ONE OF the universities most closely associated with anti-Israel
sentiment in the UK is SOAS, the School of Oriental and African
Studies, at the University of London. In recent weeks, it has hosted
both Tamimi and the maverick UK member of Parliament George Galloway
in public meetings which are not so much pro-Palestinian as they are
anti-Israel and spilling over into blatant anti-Jewish sentiment. And
yet SOAS has one of the few full chairs in Israel Studies which also
arranges a diverse and well-balanced seminar series on contemporary
Israel, attracting top scholars and large audiences. The diverse
participants ask hard questions but prove, time after time, that a
civilized discussion can take place, providing that one is not out to
promote their own political viewpoint in the guise of an academic
lecture, as is too often the case with visiting Israeli or Palestinian
Israel’s ambassadors to the US and the UK have both been faced with
hostile audiences at universities in these countries. Readers of this
column will know that I have little sympathy for the policies of the
present government as represented by its deputy foreign minister or
its ambassadors, who do no more than state government policy, but that
does not mean that they should not be accorded the same respect and
attention that ambassadors of any other country are, including
countries whose policies towards ethnic minorities and human rights
are far more dubious than anything Israel has to offer.

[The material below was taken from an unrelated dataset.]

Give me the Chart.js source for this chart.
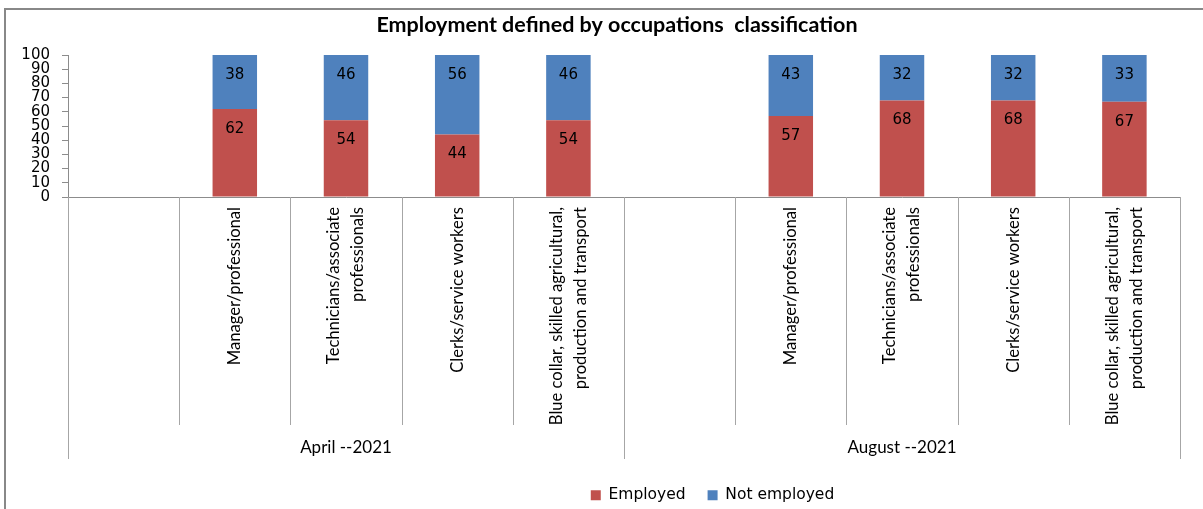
<!DOCTYPE html>
<html><head><meta charset="utf-8">
<script src="https://cdn.jsdelivr.net/npm/chart.js@4/dist/chart.umd.min.js"></script>
<style>html,body{margin:0;padding:0;background:#fff;overflow:hidden}</style>
</head><body>
<canvas id="c" width="1203" height="509"></canvas>
<script>
const chartTitle = 'Employment defined by occupations  classification';
const categories = [
  [''],
  ['Manager/professional'],
  ['Technicians/associate', 'professionals'],
  ['Clerks/service workers'],
  ['Blue collar, skilled agricultural,', 'production and transport'],
  [''],
  ['Manager/professional'],
  ['Technicians/associate', 'professionals'],
  ['Clerks/service workers'],
  ['Blue collar, skilled agricultural,', 'production and transport']
];
const groups = ['April --2021', 'August --2021'];
const groupSize = 5;
const employed    = [null, 62, 54, 44, 54, null, 57, 68, 68, 67];
const notEmployed = [null, 38, 46, 56, 46, null, 43, 32, 32, 33];
const yTickValues = [0, 10, 20, 30, 40, 50, 60, 70, 80, 90, 100];

const AXIS = '#8c8c8c';
const DIV = '#a6a6a6';

const frame = {
  id: 'frame',
  beforeDraw(chart) {
    const ctx = chart.ctx;
    ctx.save();
    ctx.strokeStyle = '#888888';
    ctx.lineWidth = 2;
    ctx.strokeRect(5, 9, 1400, 800);
    ctx.restore();
  }
};

const placeBoxes = {
  id: 'placeBoxes',
  afterLayout(chart) {
    const t = chart.titleBlock;
    if (t) { const dx = 617 - (t.left + t.right) / 2; t.left += dx; t.right += dx; }
    const l = chart.legend;
    if (l) {
      const dx = 714.5 - 2 - (l.left + l.right) / 2; l.left += dx; l.right += dx;
      l.top += 4; l.bottom += 4;
    }
  }
};

const axisDecor = {
  id: 'axisDecor',
  afterDraw(chart) {
    const ctx = chart.ctx, x = chart.scales.x, area = chart.chartArea;
    const n = chart.data.labels.length;
    const step = x.getPixelForTick(1) - x.getPixelForTick(0);
    ctx.save();
    ctx.strokeStyle = DIV; ctx.lineWidth = 1;
    for (let i = 0; i <= n; i++) {
      const px = x.getPixelForTick(Math.min(i, n - 1)) + (i < n ? -step / 2 : step / 2);
      const isGroup = i % groupSize === 0;
      const y2 = area.bottom + (isGroup ? 262 : 228);
      const xx = Math.round(px) + 0.5;
      ctx.beginPath(); ctx.moveTo(xx, area.bottom); ctx.lineTo(xx, y2); ctx.stroke();
    }
    ctx.fillStyle = '#000';
    ctx.font = '16.6px Lato';
    ctx.textAlign = 'right'; ctx.textBaseline = 'middle';
    chart.data.labels.forEach((lab, i) => {
      const lines = Array.isArray(lab) ? lab : [lab];
      const cx = x.getPixelForTick(i);
      lines.forEach((t, j) => {
        const off = (j - (lines.length - 1) / 2) * 24;
        ctx.save();
        ctx.translate(cx + off, area.bottom + 10);
        ctx.rotate(-Math.PI / 2);
        ctx.fillText(t, 0, 0);
        ctx.restore();
      });
    });
    ctx.textAlign = 'center';
    ctx.font = '17px Lato';
    groups.forEach((g, k) => {
      const a = x.getPixelForTick(k * groupSize) - step / 2;
      const b = x.getPixelForTick(k * groupSize + groupSize - 1) + step / 2;
      ctx.fillText(g, (a + b) / 2, area.bottom + 251);
    });
    ctx.restore();
  }
};

const valueLabels = {
  id: 'valueLabels',
  afterDatasetsDraw(chart) {
    const ctx = chart.ctx;
    ctx.save();
    ctx.font = '15px "DejaVu Sans"';
    ctx.fillStyle = '#000';
    ctx.textAlign = 'center'; ctx.textBaseline = 'middle';
    chart.data.datasets.forEach((ds, di) => {
      chart.getDatasetMeta(di).data.forEach((bar, i) => {
        const v = ds.data[i];
        if (v == null) return;
        ctx.fillText(String(v), bar.x, bar.y + 20);
      });
    });
    ctx.restore();
  }
};

new Chart(document.getElementById('c'), {
  type: 'bar',
  data: {
    labels: categories,
    datasets: [
      { label: 'Employed', data: employed, backgroundColor: '#C0504D', borderWidth: 0 },
      { label: 'Not employed', data: notEmployed, backgroundColor: '#4F81BD', borderWidth: 0 }
    ]
  },
  options: {
    responsive: false,
    animation: false,
    events: [],
    layout: { padding: { left: 0, right: 23, top: 0, bottom: 0 } },
    datasets: { bar: { barPercentage: 0.4, categoryPercentage: 1 } },
    plugins: {
      title: {
        display: true, text: chartTitle, color: '#000',
        font: { family: 'Lato', size: 21.5, weight: 'bold' },
        padding: { top: 12.1, bottom: 17.1 }
      },
      legend: {
        position: 'bottom',
        labels: {
          boxWidth: 10, boxHeight: 10, padding: 22, color: '#000',
          font: { family: 'DejaVu Sans', size: 15.5 }
        }
      },
      tooltip: { enabled: false }
    },
    scales: {
      x: {
        stacked: true,
        grid: { display: false },
        border: { display: true, color: AXIS, width: 1 },
        ticks: { display: false },
        afterFit(s) {
          const lh = (s.chart.legend && s.chart.legend.height) || 35.5;
          s.height = s.chart.height - lh - 197;
        }
      },
      y: {
        stacked: true,
        min: 0, max: 100,
        afterBuildTicks(s) { s.ticks = yTickValues.map(v => ({ value: v })); },
        grid: { drawOnChartArea: false, drawTicks: true, tickLength: 6, color: AXIS },
        border: { display: true, color: AXIS, width: 1 },
        ticks: {
          autoSkip: false, padding: 12, color: '#000',
          font: { family: 'DejaVu Sans', size: 15 }
        },
        afterFit(s) { s.width = 68; }
      }
    }
  },
  plugins: [frame, placeBoxes, axisDecor, valueLabels]
});
</script>
</body></html>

THIS LACK of balance on campuses is feeding into the growing sentiment
within the Anglo-Jewish community as a whole that anti-Semitism is on
the rise and that it is increasingly difficult, almost impossible, to
differentiate between criticism of Israel on the one hand, and
anti-Semitism on the other. Not a week goes by without the two major
UK Jewish newspapers – the Jewish Chronicle and Totally Jewish
reporting new incidents of anti-Semitism, many of them on university
That does not make it unsafe to walk the streets as a Jew or as an
Israeli, nor has it resulted in a sudden desire to leave the UK for
Israel or elsewhere. The community is well represented through a host
of public organizations, it knows how to stand up for its rights, and
is it not physically threatened as such.
And yet, one cannot deny the growing sentiment amongst British Jews
that the atmosphere has changed – and the fact that much of it
emanates from the bastion of liberalism and free speech on some of the
campuses, rather than from the traditional right wing and fascists,
makes it all the more difficult to deal with. Nothing different was
ever expected from the racist right wing, but much more was expected
from those places where free speech and balanced discourse is a basic
principle of their existence.
The dissonance between what the vice principals and chancellors say in
their private meetings with me and other representatives of Israeli
universities, and that of their public actions and statements is
becoming too large to tolerate. Academic freedom and the freedom of
speech and debate is an important principle, a principle which cannot
be discarded every time one disagrees with a particular political
point of view expressed by a speaker. But academic freedom has its red
lines, and this requires some form of balance in the presentation of
diverse and contesting opinions.
The use of the mantra “academic freedom” or “freedom of speech” cannot
be used as an excuse for the promotion of racism, anti-Semitism,
incitement against ethnic or religious minorities, or the promotion of
violence in any form, physical or verbal.
If the leaders of the UK universities wish to preserve the rapidly
diminishing public reputation of their institutions, they need to act,
and act soon to put their houses in order. They must draw the lines
between acceptable academic discourse and difference of opinion,
between those who would use their institutions as a guise for
promoting unacceptable and dangerous views. and those who wish to
undertake a harsh, but legitimate, criticism of the policies of this
or that government.
They should actively promote those programs which bring the diversity
of opinion before their student and faculty audiences. And while they
should not give in to every attempt by external political and
community lobbies to silence or ban speakers with whom they do not
agree, they must become more proactive in ensuring that incitement,
violence and hatred are excluded.
Recent events, such as those faced by Ayalon at Oxford, or Michael Oren in the US, do not bode well for the reputation of these universities and it is in the self-interest of the university principals, regardless of their own personal views concerning the Israeli-Palestinian conflict, to ensure that the principles of civil discourse are maintained. Failure to do so will, in the long term,
damage the reputation of some of the world’s most prestigious institutions.
The writer is professor of political geography at Ben-Gurion University and editor of the International Journal of Geopolitics.